### STATED PROBLEM
Retype the whole listing, please, keeping every line exact and dropping the pictures.

### SUPPLIED MATERIAL
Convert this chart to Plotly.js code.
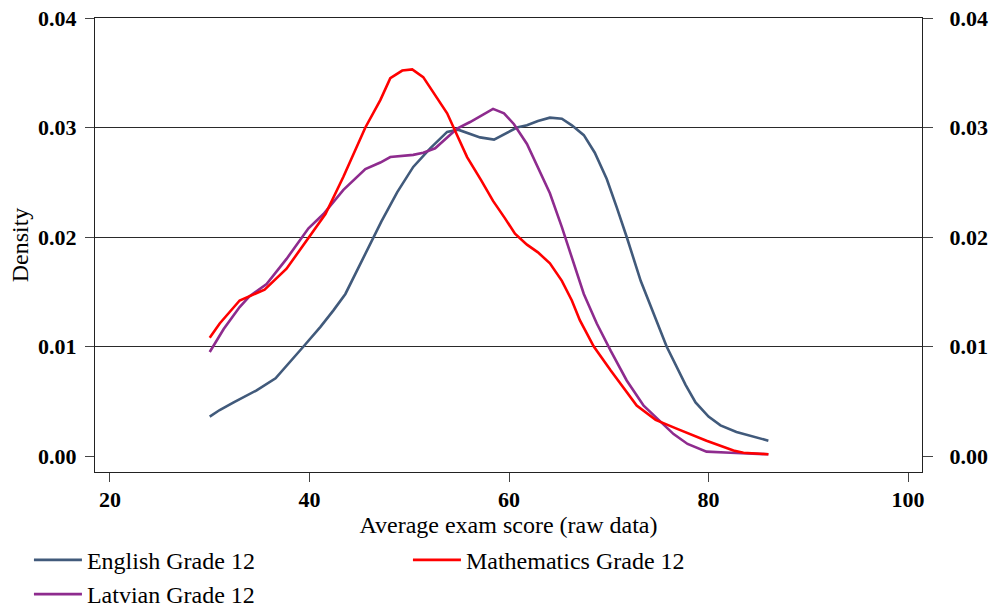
<!DOCTYPE html>
<html>
<head>
<meta charset="utf-8">
<script src="https://cdn.plot.ly/plotly-3.0.1.min.js"></script>
<style>
  html, body { margin: 0; padding: 0; background: #fff; }
  #chart { width: 998px; height: 607px; }
</style>
</head>
<body>
<div id="chart"></div>
<script>
// Kernel density estimates of average exam scores, Grade 12
const englishX = [30, 31, 32.4, 34.7, 36.6, 38.1, 39.4, 41.1, 42.4, 43.6, 44.7, 46.1, 47.2, 48.8, 50.4, 52.1, 53.8, 54.9, 56.1, 57.1, 58.5, 59.6, 60.8, 61.8, 62.9, 64.1, 65.3, 66.3, 67.5, 68.6, 69.8, 70.8, 71.8, 73.2, 74.5, 75.8, 77.7, 78.7, 80, 81.2, 82.8, 86];
const englishY = [0.0036, 0.0042, 0.0049, 0.0060, 0.0071, 0.0086, 0.0100, 0.0118, 0.0133, 0.0148, 0.0168, 0.0194, 0.0214, 0.0241, 0.0264, 0.0281, 0.0296, 0.0298, 0.0294, 0.0291, 0.0289, 0.0294, 0.0300, 0.0302, 0.0306, 0.0309, 0.0308, 0.0302, 0.0293, 0.0277, 0.0253, 0.0227, 0.0200, 0.0160, 0.0130, 0.0100, 0.0065, 0.0049, 0.0036, 0.0028, 0.0022, 0.0014];

const latvianX = [30, 31.4, 33, 34, 35.7, 37.7, 39.9, 41.4, 43.4, 45.6, 47.1, 48.1, 50.4, 51.4, 52.6, 53.8, 54.8, 56.1, 57.1, 58.4, 59.5, 60.5, 61.8, 62.9, 64.1, 65.3, 66.3, 67.5, 68.8, 70.2, 71.8, 73.5, 75, 76.5, 77.9, 79.8, 82.2, 86];
const latvianY = [0.0095, 0.0116, 0.0136, 0.0146, 0.0157, 0.0180, 0.0208, 0.0221, 0.0243, 0.0262, 0.0268, 0.0273, 0.0275, 0.0277, 0.0281, 0.0291, 0.0299, 0.0305, 0.0310, 0.0317, 0.0313, 0.0303, 0.0285, 0.0264, 0.0240, 0.0209, 0.0182, 0.0148, 0.0121, 0.0096, 0.0069, 0.0046, 0.0033, 0.0020, 0.0011, 0.0004, 0.0003, 0.00016];

const mathX = [30, 31, 33, 34, 35.5, 37.7, 39.7, 41.6, 43.4, 45.6, 47.1, 48.1, 49.3, 50.3, 51.4, 52.4, 53.8, 54.8, 55.8, 57.2, 58.4, 59.6, 60.6, 61.8, 62.9, 64.1, 65.3, 66.3, 67.1, 68.5, 70.2, 72.8, 74.7, 76.8, 79.8, 82.5, 83.5, 86];
const mathY = [0.0108, 0.0121, 0.0142, 0.0146, 0.0152, 0.0171, 0.0197, 0.0221, 0.0255, 0.0300, 0.0325, 0.0345, 0.0352, 0.0353, 0.0346, 0.0332, 0.0313, 0.0293, 0.0273, 0.0252, 0.0233, 0.0217, 0.0203, 0.0193, 0.0186, 0.0176, 0.0160, 0.0142, 0.0124, 0.0100, 0.0078, 0.0046, 0.0033, 0.0025, 0.0014, 0.0005, 0.0003, 0.00016];

const xTicks = [20, 40, 60, 80, 100];
const yTicks = [0, 0.01, 0.02, 0.03, 0.04];
const yTickText = ['0.00', '0.01', '0.02', '0.03', '0.04'];
const yGrid = [0.01, 0.02, 0.03, 0.04];

const FONT = 'Liberation Serif, Times New Roman, serif';
const X_RANGE = [18.5, 101.4];
const Y_RANGE = [-0.00146, 0.04];

const line = (color) => ({ color: color, width: 2.6, shape: 'linear' });

// empty helper traces so the right-hand axis and the grid axis get drawn
const axisHolder = (yref) => ({
  x: [null], y: [null], yaxis: yref, type: 'scatter', mode: 'lines',
  showlegend: false, hoverinfo: 'skip'
});

const traces = [
  axisHolder('y3'),
  axisHolder('y2'),
  { x: englishX, y: englishY, name: 'English Grade 12', type: 'scatter', mode: 'lines',
    line: line('#415a7b'), legendrank: 1 },
  { x: latvianX, y: latvianY, name: 'Latvian Grade 12', type: 'scatter', mode: 'lines',
    line: line('#8e2b8e'), legendrank: 3 },
  { x: mathX, y: mathY, name: 'Mathematics Grade 12', type: 'scatter', mode: 'lines',
    line: line('#ff0000'), legendrank: 2 }
];

const tickFont = { family: FONT, size: 22, color: '#000', weight: 'bold' };

const layout = {
  width: 998,
  height: 607,
  paper_bgcolor: '#ffffff',
  plot_bgcolor: '#ffffff',
  margin: { l: 95, r: 76, t: 17.5, b: 135.3, pad: 0 },
  font: { family: FONT, color: '#000' },
  showlegend: true,
  legend: {
    orientation: 'h',
    xref: 'container', yref: 'container',
    x: 0.029, y: 0.114, xanchor: 'left', yanchor: 'top',
    font: { family: FONT, size: 24, color: '#000' },
    entrywidth: 316,
    itemwidth: 48,
    traceorder: 'normal',
    bgcolor: 'rgba(0,0,0,0)'
  },
  xaxis: {
    range: X_RANGE,
    tickvals: xTicks,
    ticktext: xTicks.map(String),
    ticks: 'outside', ticklen: 9, tickwidth: 1, tickcolor: '#444',
    tickfont: tickFont,
    ticklabelstandoff: -1,
    showline: true, linecolor: '#222', linewidth: 1, mirror: true,
    showgrid: false, zeroline: false,
    title: { text: 'Average exam score (raw data)', font: { family: FONT, size: 24, color: '#000' }, standoff: 5 }
  },
  yaxis: {
    range: Y_RANGE,
    tickvals: yTicks,
    ticktext: yTickText,
    ticks: 'outside', ticklen: 9, tickwidth: 1, tickcolor: '#444',
    tickfont: tickFont,
    ticklabelstandoff: 4,
    showline: true, linecolor: '#222', linewidth: 1,
    showgrid: false, zeroline: false,
    title: { text: 'Density', font: { family: FONT, size: 24, color: '#000' }, standoff: 2 }
  },
  yaxis2: {
    range: Y_RANGE,
    overlaying: 'y', side: 'right', anchor: 'x',
    tickvals: yTicks,
    ticktext: yTickText,
    ticks: 'outside', ticklen: 10, tickwidth: 1, tickcolor: '#444',
    tickfont: tickFont,
    ticklabelstandoff: 12,
    showline: true, linecolor: '#222', linewidth: 1,
    showgrid: false, zeroline: false
  },
  yaxis3: {
    range: Y_RANGE,
    overlaying: 'y', anchor: 'x',
    tickvals: yGrid,
    showticklabels: false, ticks: '',
    showline: false, zeroline: false,
    showgrid: true, gridcolor: '#2a2a2a', gridwidth: 1
  }
};

Plotly.newPlot('chart', traces, layout, { staticPlot: true, displayModeBar: false });
</script>
</body>
</html>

### SOLVED PROBLEM
Convert this chart to Plotly.js code.
<!DOCTYPE html>
<html>
<head>
<meta charset="utf-8">
<script src="https://cdn.plot.ly/plotly-3.0.1.min.js"></script>
<style>
  html, body { margin: 0; padding: 0; background: #fff; }
  #chart { width: 998px; height: 607px; }
</style>
</head>
<body>
<div id="chart"></div>
<script>
// Kernel density estimates of average exam scores, Grade 12
const englishX = [30, 31, 32.4, 34.7, 36.6, 38.1, 39.4, 41.1, 42.4, 43.6, 44.7, 46.1, 47.2, 48.8, 50.4, 52.1, 53.8, 54.9, 56.1, 57.1, 58.5, 59.6, 60.8, 61.8, 62.9, 64.1, 65.3, 66.3, 67.5, 68.6, 69.8, 70.8, 71.8, 73.2, 74.5, 75.8, 77.7, 78.7, 80, 81.2, 82.8, 86];
const englishY = [0.0036, 0.0042, 0.0049, 0.0060, 0.0071, 0.0086, 0.0100, 0.0118, 0.0133, 0.0148, 0.0168, 0.0194, 0.0214, 0.0241, 0.0264, 0.0281, 0.0296, 0.0298, 0.0294, 0.0291, 0.0289, 0.0294, 0.0300, 0.0302, 0.0306, 0.0309, 0.0308, 0.0302, 0.0293, 0.0277, 0.0253, 0.0227, 0.0200, 0.0160, 0.0130, 0.0100, 0.0065, 0.0049, 0.0036, 0.0028, 0.0022, 0.0014];

const latvianX = [30, 31.4, 33, 34, 35.7, 37.7, 39.9, 41.4, 43.4, 45.6, 47.1, 48.1, 50.4, 51.4, 52.6, 53.8, 54.8, 56.1, 57.1, 58.4, 59.5, 60.5, 61.8, 62.9, 64.1, 65.3, 66.3, 67.5, 68.8, 70.2, 71.8, 73.5, 75, 76.5, 77.9, 79.8, 82.2, 86];
const latvianY = [0.0095, 0.0116, 0.0136, 0.0146, 0.0157, 0.0180, 0.0208, 0.0221, 0.0243, 0.0262, 0.0268, 0.0273, 0.0275, 0.0277, 0.0281, 0.0291, 0.0299, 0.0305, 0.0310, 0.0317, 0.0313, 0.0303, 0.0285, 0.0264, 0.0240, 0.0209, 0.0182, 0.0148, 0.0121, 0.0096, 0.0069, 0.0046, 0.0033, 0.0020, 0.0011, 0.0004, 0.0003, 0.00016];

const mathX = [30, 31, 33, 34, 35.5, 37.7, 39.7, 41.6, 43.4, 45.6, 47.1, 48.1, 49.3, 50.3, 51.4, 52.4, 53.8, 54.8, 55.8, 57.2, 58.4, 59.6, 60.6, 61.8, 62.9, 64.1, 65.3, 66.3, 67.1, 68.5, 70.2, 72.8, 74.7, 76.8, 79.8, 82.5, 83.5, 86];
const mathY = [0.0108, 0.0121, 0.0142, 0.0146, 0.0152, 0.0171, 0.0197, 0.0221, 0.0255, 0.0300, 0.0325, 0.0345, 0.0352, 0.0353, 0.0346, 0.0332, 0.0313, 0.0293, 0.0273, 0.0252, 0.0233, 0.0217, 0.0203, 0.0193, 0.0186, 0.0176, 0.0160, 0.0142, 0.0124, 0.0100, 0.0078, 0.0046, 0.0033, 0.0025, 0.0014, 0.0005, 0.0003, 0.00016];

const xTicks = [20, 40, 60, 80, 100];
const yTicks = [0, 0.01, 0.02, 0.03, 0.04];
const yTickText = ['0.00', '0.01', '0.02', '0.03', '0.04'];
const yGrid = [0.01, 0.02, 0.03, 0.04];

const FONT = 'Liberation Serif, Times New Roman, serif';
const X_RANGE = [18.5, 101.4];
const Y_RANGE = [-0.00146, 0.04];

const line = (color) => ({ color: color, width: 2.6, shape: 'linear' });

// empty helper traces so the right-hand axis and the grid axis get drawn
const axisHolder = (yref) => ({
  x: [null], y: [null], yaxis: yref, type: 'scatter', mode: 'lines',
  showlegend: false, hoverinfo: 'skip'
});

const traces = [
  axisHolder('y3'),
  axisHolder('y2'),
  { x: englishX, y: englishY, name: 'English Grade 12', type: 'scatter', mode: 'lines',
    line: line('#415a7b'), legendrank: 1 },
  { x: latvianX, y: latvianY, name: 'Latvian Grade 12', type: 'scatter', mode: 'lines',
    line: line('#8e2b8e'), legendrank: 3 },
  { x: mathX, y: mathY, name: 'Mathematics Grade 12', type: 'scatter', mode: 'lines',
    line: line('#ff0000'), legendrank: 2 }
];

const tickFont = { family: FONT, size: 22, color: '#000', weight: 'bold' };

const layout = {
  width: 998,
  height: 607,
  paper_bgcolor: '#ffffff',
  plot_bgcolor: '#ffffff',
  margin: { l: 95, r: 76, t: 17.5, b: 135.3, pad: 0 },
  font: { family: FONT, color: '#000' },
  showlegend: true,
  legend: {
    orientation: 'h',
    xref: 'container', yref: 'container',
    x: 0.029, y: 0.114, xanchor: 'left', yanchor: 'top',
    font: { family: FONT, size: 24, color: '#000' },
    entrywidth: 316,
    itemwidth: 48,
    traceorder: 'normal',
    bgcolor: 'rgba(0,0,0,0)'
  },
  xaxis: {
    range: X_RANGE,
    tickvals: xTicks,
    ticktext: xTicks.map(String),
    ticks: 'outside', ticklen: 9, tickwidth: 1, tickcolor: '#444',
    tickfont: tickFont,
    ticklabelstandoff: -1,
    showline: true, linecolor: '#222', linewidth: 1, mirror: true,
    showgrid: false, zeroline: false,
    title: { text: 'Average exam score (raw data)', font: { family: FONT, size: 24, color: '#000' }, standoff: 5 }
  },
  yaxis: {
    range: Y_RANGE,
    tickvals: yTicks,
    ticktext: yTickText,
    ticks: 'outside', ticklen: 9, tickwidth: 1, tickcolor: '#444',
    tickfont: tickFont,
    ticklabelstandoff: 4,
    showline: true, linecolor: '#222', linewidth: 1,
    showgrid: false, zeroline: false,
    title: { text: 'Density', font: { family: FONT, size: 24, color: '#000' }, standoff: 2 }
  },
  yaxis2: {
    range: Y_RANGE,
    overlaying: 'y', side: 'right', anchor: 'x',
    tickvals: yTicks,
    ticktext: yTickText,
    ticks: 'outside', ticklen: 10, tickwidth: 1, tickcolor: '#444',
    tickfont: tickFont,
    ticklabelstandoff: 12,
    showline: true, linecolor: '#222', linewidth: 1,
    showgrid: false, zeroline: false
  },
  yaxis3: {
    range: Y_RANGE,
    overlaying: 'y', anchor: 'x',
    tickvals: yGrid,
    showticklabels: false, ticks: '',
    showline: false, zeroline: false,
    showgrid: true, gridcolor: '#2a2a2a', gridwidth: 1
  }
};

Plotly.newPlot('chart', traces, layout, { staticPlot: true, displayModeBar: false });
</script>
</body>
</html>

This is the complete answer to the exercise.